In Tanzania, for instances, there are areas where the threats of desertification and depletion of marine and other natural resources have manifested themselves for decades on end but little has been done to arrest the problems by containing dangerous practices such as overgrazing, overfishing and opposition to the use of environment-friendly farming, animal husbandry and fishing.

Evidence of this abounds across the country. For example, once upon a time the entire Lake Victoria zone once boasted massive tracts of arable land where cash and food crops ranging from cotton and maize to coffee, tubers, bananas, groundnuts, sorghum, millet and sesame used to – or could – thrive.

However, recent decades have witnessed a completely different picture: most land has been so over-farmed and otherwise misused that it has generated into barren soil unfit for crop use. Lake Victoria is meanwhile grappling with alarmingly high levels of environmental pollution as well as problems such as dynamite fishing, receding water levels resulting partly from poor upland farming methods.

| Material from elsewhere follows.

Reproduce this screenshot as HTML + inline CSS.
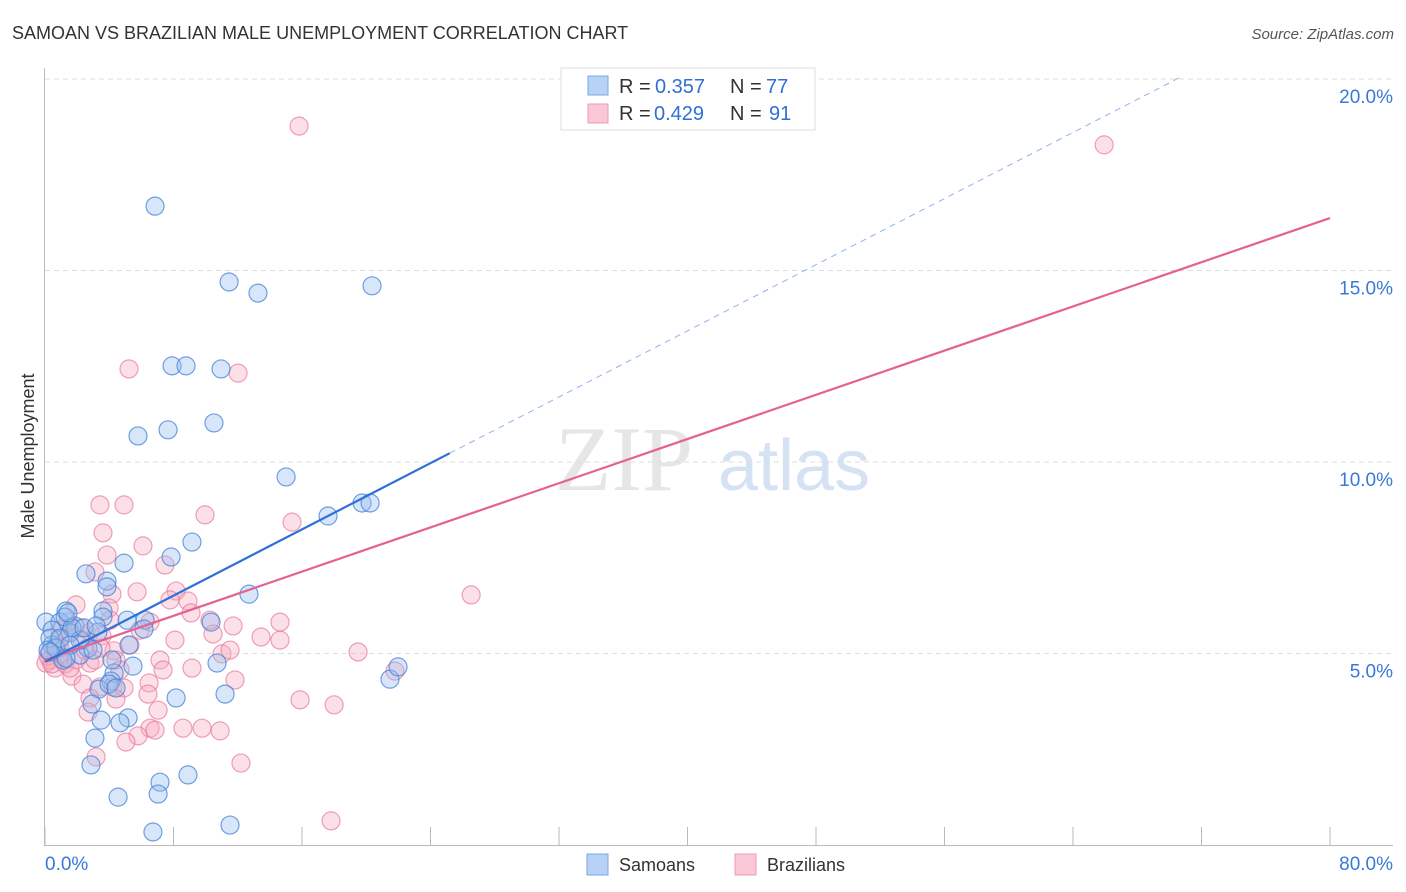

Official efforts to popularise the use of more appropriate farm and fishing tools have not come to much use, the major reasons including public reluctance to accept change and the fact of the expertise and tools or technology that would have helping in making that change possible being either not accessible or not affordable.

The number of extension staff may have grown appreciably over the years, but there is still a massive shortage, while few farmers, pastoralists and people engaged in small-time fishing can afford the improved gear they would need to improve or expand their businesses.

True, much has been made to help these businesses grow and contribute more to the economy at the household and other levels. However, substantial parts of the people’s produce – be it fish catches, cash and food crops including highly perishable ones such as fruits – rotting away at source just because there is no ready market for them.

The national agricultural initiative popularly known as Kilimo Kwanza could improve things substantially but, as recently witnessed, the prices of essential implements and inputs could easily stand as a serious impediment.

Improving the lot of the citizenry is a very tall order, and agencies like UNDP will have to continue supporting national development initiatives if meaningful progress is to be realised.